Fine-Tune Large MoE LLMs

View as Markdown

Introduction

Mixture-of-Experts (MoE) architectures have become the dominant design for frontier language models, activating only a fraction of their total parameters per token to deliver strong performance at reduced compute cost. This guide walks through fine-tuning four example MoE LLMs with NVIDIA NeMo Automodel. For a full list of supported architectures, see the LLM model coverage page.

ModelHF CheckpointValidated Using
GLM-5zai-org/GLM-5256 H100 GPUs (32 nodes x 8)
MiniMax-M2.5MiniMaxAI/MiniMax-M2.564 H100 GPUs (8 nodes x 8)
Step-3.5 Flashstepfun-ai/Step-3.5-Flash64 H100 GPUs (8 nodes x 8)
DeepSeek-V3.2deepseek-ai/DeepSeek-V3.2256 H100 GPUs (32 nodes x 8)

To set up your environment to run NeMo Automodel, follow the installation guide.

Data

HellaSwag Dataset

All four recipes use the HellaSwag dataset, a commonsense natural language inference benchmark where the model must predict the most plausible continuation of a given scenario.

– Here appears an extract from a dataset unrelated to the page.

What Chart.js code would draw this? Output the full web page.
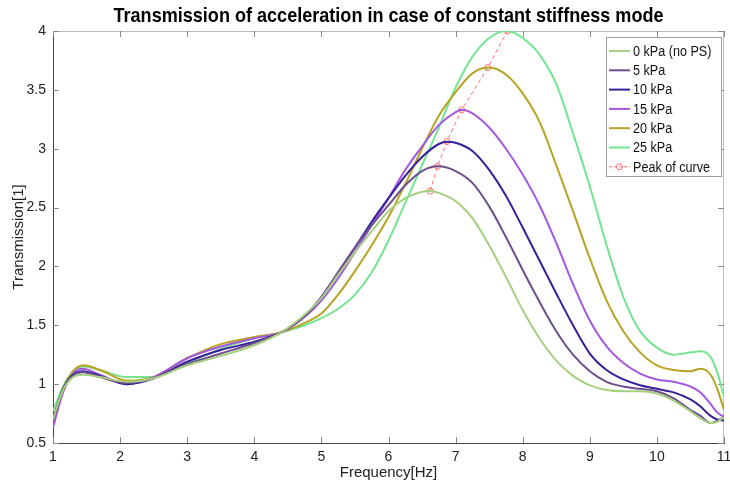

  • Source: rowan/hellaswag
  • Split: train (used for both training and validation in these recipes)
  • Task: Next-token prediction on commonsense sentence completions

For details on how to swap in your own dataset, see the LLM Dataset Guide and the Dataset Overview.

Recipes

MiniMax-M2.5

examples/llm_finetune/minimax_m2/minimax_m2.5_hellaswag_pp.yaml — validated using 64 H100 GPUs (8 nodes x 8).

Key distributed settings:

1distributed:
2 strategy: fsdp2
3 pp_size: 2
4 ep_size: 32
5 pipeline:
6 pp_schedule: interleaved1f1b
7 layers_per_stage: 2

GLM-5

examples/llm_finetune/glm/glm_5_hellaswag_pp.yaml — validated using 256 H100 GPUs (32 nodes x 8).

Key distributed settings:

1distributed:
2 strategy: fsdp2
3 pp_size: 4
4 ep_size: 64
5 activation_checkpointing: true
6 pipeline:
7 pp_schedule: interleaved1f1b
8 layers_per_stage: 2

Step-3.5 Flash (StepFun)

examples/llm_finetune/stepfun/step_3.5_flash_hellaswag_pp.yaml — validated using 64 H100 GPUs (8 nodes x 8).

Key distributed settings:

1distributed:
2 strategy: fsdp2
3 pp_size: 2
4 ep_size: 32
5 pipeline:
6 pp_schedule: interleaved1f1b
7 layers_per_stage: 2

DeepSeek-V3.2

examples/llm_finetune/deepseek_v32/deepseek_v32_hellaswag_pp.yaml — validated using 256 H100 GPUs (32 nodes x 8).

Key distributed settings:

1distributed:
2 strategy: fsdp2
3 pp_size: 4
4 ep_size: 64
5 activation_checkpointing: true
6 pipeline:
7 pp_schedule: interleaved1f1b
8 layers_per_stage: 2

Launch Training

NeMo Automodel supports several ways to launch training—via the Automodel CLI with Slurm, interactive sessions, torchrun, and more. For full details on all launch options (Slurm batch jobs, multi-node configuration, environment variables, etc.), see the Run on a Cluster guide.

Automodel CLI

$automodel finetune llm -c examples/llm_finetune/glm/glm_5_hellaswag_pp.yaml

Replace the recipe path with the one for your target model.

torchrun

$export TRANSFORMERS_OFFLINE=1
$export HF_HOME=your/path/to/hf_cache
$export HF_DATASETS_OFFLINE=1
$export WANDB_API_KEY=your_wandb_key
$
$torchrun --nproc-per-node=8 \
> --nnodes=8 \
> --rdzv_backend=c10d \
> --rdzv_endpoint=${MASTER_ADDR}:${PORT} \
> nemo_automodel/recipes/llm/benchmark.py \
> -c examples/llm_finetune/glm/glm_5_hellaswag_pp.yaml \
> --model.pretrained_model_name_or_path=/your/local/model_weights

Replace the -c path, --nnodes, and --model.pretrained_model_name_or_path for the model you want to fine-tune.

Before you start:

  • Hugging Face applies rate limits on downloads. We recommend cloning the model repository to your local filesystem beforehand.
  • Ensure your Hugging Face cache (HF_HOME) is configured and that the dataset is already cached locally.
  • To enable Weights & Biases logging, set your WANDB_API_KEY and configure the wandb section in the YAML file.